Teniendo en cuenta el precio que tuvo que pagar Chloë Sevigny por la felación que le hizo a Vincent Gallo en The Brown Bunny (2003), se entiende que la estrellas se nieguen a determinadas exigencias de guión (la frase que justificó toda una era del cine español de la transición), pero hay otro aspecto del asunto que resulta más interesante: La actuación cinematográfica se basa en el arte de la simulación.

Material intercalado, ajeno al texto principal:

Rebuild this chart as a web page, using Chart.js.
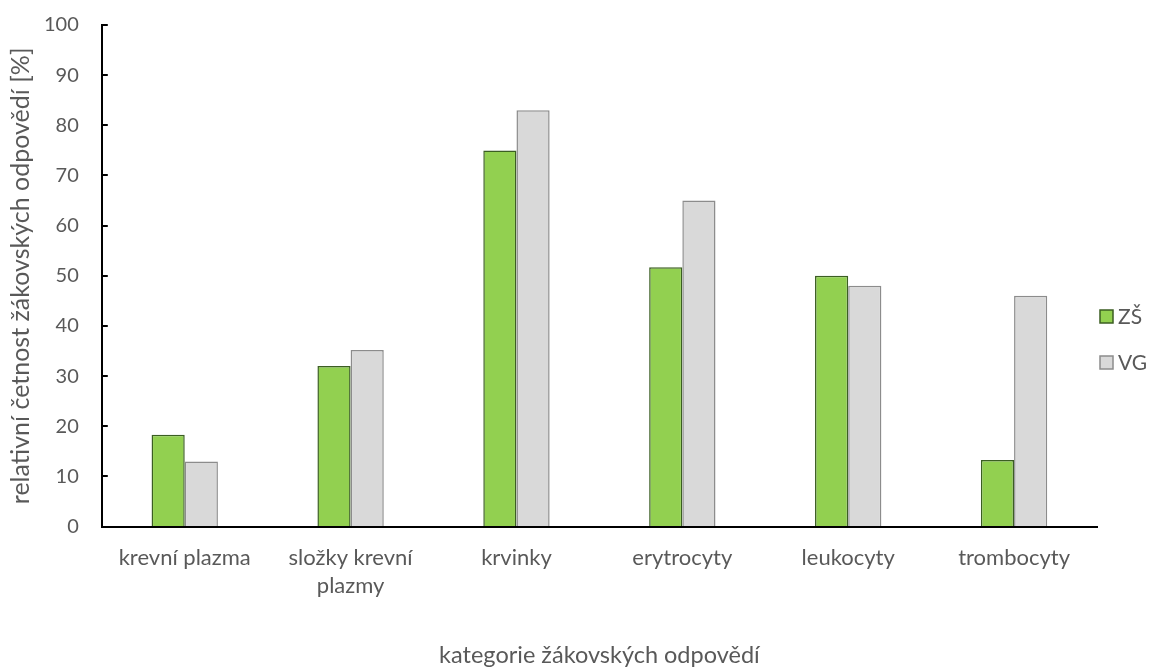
<!DOCTYPE html>
<html>
<head>
<meta charset="utf-8">
<script src="https://cdn.jsdelivr.net/npm/chart.js@4.4.1/dist/chart.umd.min.js"></script>
<style>
  html, body { margin: 0; padding: 0; background: #fff; }
  #wrap { width: 1150px; height: 667px; }
</style>
</head>
<body>
<div id="wrap"><canvas id="myChart"></canvas></div>
<script>
const categories = ['krevní plazma', ['složky krevní', 'plazmy'], 'krvinky', 'erytrocyty', 'leukocyty', 'trombocyty'];
const zsValues = [18.3, 32, 75, 51.7, 50, 13.3];
const vgValues = [13, 35.2, 83, 65, 48, 46];
const yTicks = [0, 10, 20, 30, 40, 50, 60, 70, 80, 90, 100];

const textColor = '#595959';
const fontFamily = 'Lato, "Open Sans", sans-serif';

// short tick marks pointing into the plot, plus the legend beside it
const axisExtras = {
  id: 'axisExtras',
  afterDraw(chart) {
    const {ctx, chartArea} = chart;
    const yScale = chart.scales.y;
    ctx.save();
    ctx.strokeStyle = '#000';
    ctx.lineWidth = 2;
    yTicks.forEach((v) => {
      const py = Math.round(yScale.getPixelForValue(v));
      ctx.beginPath();
      ctx.moveTo(chartArea.left, py);
      ctx.lineTo(chartArea.left + 6, py);
      ctx.stroke();
    });

    const x = chartArea.right + 3;
    chart.data.datasets.forEach((ds, i) => {
      const y = 310 + i * 46;
      ctx.fillStyle = ds.backgroundColor;
      ctx.fillRect(x, y, 13, 13);
      ctx.strokeStyle = ds.borderColor;
      ctx.lineWidth = 1.5;
      ctx.strokeRect(x, y, 13, 13);
      ctx.fillStyle = textColor;
      ctx.font = '21px ' + fontFamily;
      ctx.textBaseline = 'middle';
      ctx.fillText(ds.label, x + 18, y + 7);
    });
    ctx.restore();
  }
};

const configureData = () => {
  return {
    labels: categories,
    datasets: [{
      label: 'ZŠ',
      data: zsValues,
      backgroundColor: '#92D050',
      borderColor: '#3B5E22',
      borderWidth: 1.5
    }, {
      label: 'VG',
      data: vgValues,
      backgroundColor: '#D9D9D9',
      borderColor: '#8C8C8C',
      borderWidth: 1.5
    }]
  }
};

const configureChart = (data) => {
  return {
    type: 'bar',
    data: data,
    plugins: [axisExtras],
    options: {
      responsive: true,
      maintainAspectRatio: false,
      animation: false,
      layout: {
        padding: { top: 25, right: 53, bottom: 0, left: 6 }
      },
      datasets: {
        bar: {
          categoryPercentage: 0.4,
          barPercentage: 1.0
        }
      },
      scales: {
        x: {
          grid: { display: false, drawTicks: false },
          border: { display: true, color: '#000', width: 2 },
          ticks: {
            color: textColor,
            font: { family: fontFamily, size: 22, lineHeight: 1.27 },
            padding: 17,
            maxRotation: 0
          },
          title: {
            display: true,
            text: 'kategorie žákovských odpovědí',
            color: textColor,
            font: { family: fontFamily, size: 23.5, lineHeight: 1 },
            padding: { top: 27, bottom: 0 }
          }
        },
        y: {
          min: yTicks[0],
          max: yTicks[yTicks.length - 1],
          afterBuildTicks: (axis) => {
            axis.ticks = yTicks.map((v) => ({ value: v }));
          },
          // invisible tick gap keeps the labels off the axis line
          grid: {
            drawOnChartArea: false,
            drawTicks: true,
            tickLength: 23,
            color: 'rgba(0,0,0,0)'
          },
          border: { display: true, color: '#000', width: 2 },
          ticks: {
            color: textColor,
            font: { family: fontFamily, size: 20 },
            padding: 0
          },
          title: {
            display: true,
            text: 'relativní četnost žákovských odpovědí [%]',
            color: textColor,
            font: { family: fontFamily, size: 25 },
            padding: { top: 0, bottom: 8 }
          }
        }
      },
      plugins: {
        legend: { display: false },
        tooltip: { enabled: false }
      }
    }
  }
};

const renderChart = () => {
  const ctx = document.getElementById('myChart');
  const data = configureData();
  const chartConfigurations = configureChart(data);
  const myChart = new Chart(ctx, chartConfigurations);
};

window.onload = () => {
  renderChart();
};
</script>
</body>
</html>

Vicent Gally Sevigny Chlöe

En la edición 2002 del Festival de Málaga, la cubana Claudia Rojas tuvo su momento de gloria (a saber qué habrá sido de ella) al recibir el premio de interpretación femenina por La novia de Lázaro (Fernando Merinero, 2002). Se trataba de un trabajo de corte experimental (una "película viva", como gustaba definirla su director) en el que los actores participaron activamente en la construcción de los diálogos y las escenas, hasta el punto de que, en una de las secuencias finales, la actriz terminó practicando una felación al coprotagonista de la película. No estaba en el guión, simplemente surgió a partir de la química entre ambos, y Merinero siguió rodando.

Un acto de desinhibición y, por qué no, de valentía, que tiempo después Claudia Rojas defendió en una mesa redonda diciendo que todo lo que el actor hace ante la cámara debe ser real. No sentirse o interpretarse como verdad, sino serlo. En aquel encuentro estaba también el cineasta Jaume Balagueró, que desmontó su argumentación diciendo que en ese caso debería matar a los actores de sus películas de terror. Fin del debate.

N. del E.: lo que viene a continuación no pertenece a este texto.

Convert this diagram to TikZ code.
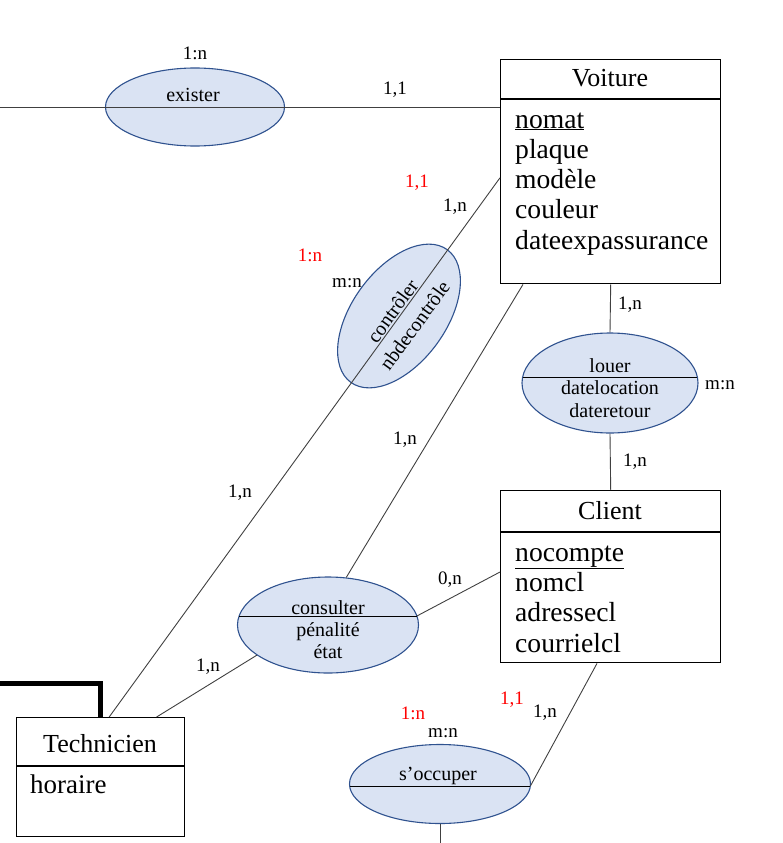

Desde El imperio de los sentidos (Ai no korida, Nagisha Oshima, 1976), no han sido pocos los títulos que han roto el tabú de mostrar escenas de sexo real integradas en su trama dramática, y casi siempre de la mano de directores de prestigio. Es el caso de Intimidad (Intimacy, Patrice Chéreau, 2001), Nine songs (Michael Winterbottom, 2004), Anatomie de l'enfer (Catherine Breillat, 2004) o Shortbus (John Cameron Mitchell, 2006), entre otras. Sin embargo, ninguno ha dado el paso definitivo de firmar una película porno y, por extensión, de legitimar el género de cara a ciertos sectores del público y la crítica, probablemente porque se trata de un cine tan codificado que es imposible de abordar sin eludir sus peajes de estilo.

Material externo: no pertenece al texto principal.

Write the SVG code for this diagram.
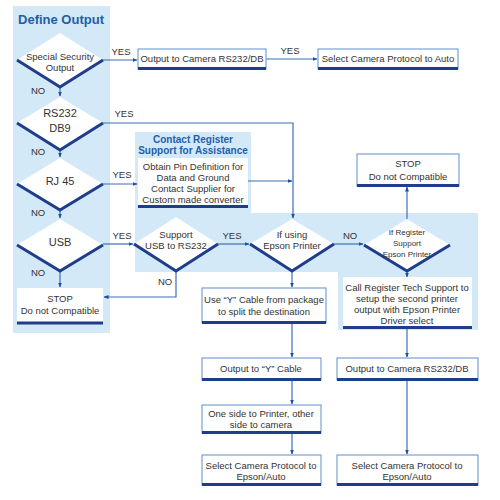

Las caras extáticas de Thurman, Gainsbourg, Dafoe, Udo Kier o Christian Slater son ahora el reclamo publicitario de Nymphomaniac. Primeros planos faciales de orgasmos (¿reales? ¿fingidos?) cuyo objetivo es espolear la imaginación de un espectador que tendrá que pagar dos entradas (los distribuidores no son tontos) para disfrutar al completo (y sin censura, aunque algunos países estrenarán una versión soft) de la nueva propuesta de Von Trier, que quizá comenzó a pensar en el proyecto cuando realizaba Los idiotas (Idioterne, 1998) y se encontró con que los actores le regalaron una inesperada orgía real en una escena en la que les planteó rodar sin ropa.

Quizá fue ahí cuando el director danés (que les recibió desnudo en el plató, para compartir sus inseguridades y miedos) empezó a barajar la idea de mostrar el sexo en pantalla de manera diferente. Ojalá lo haya conseguido.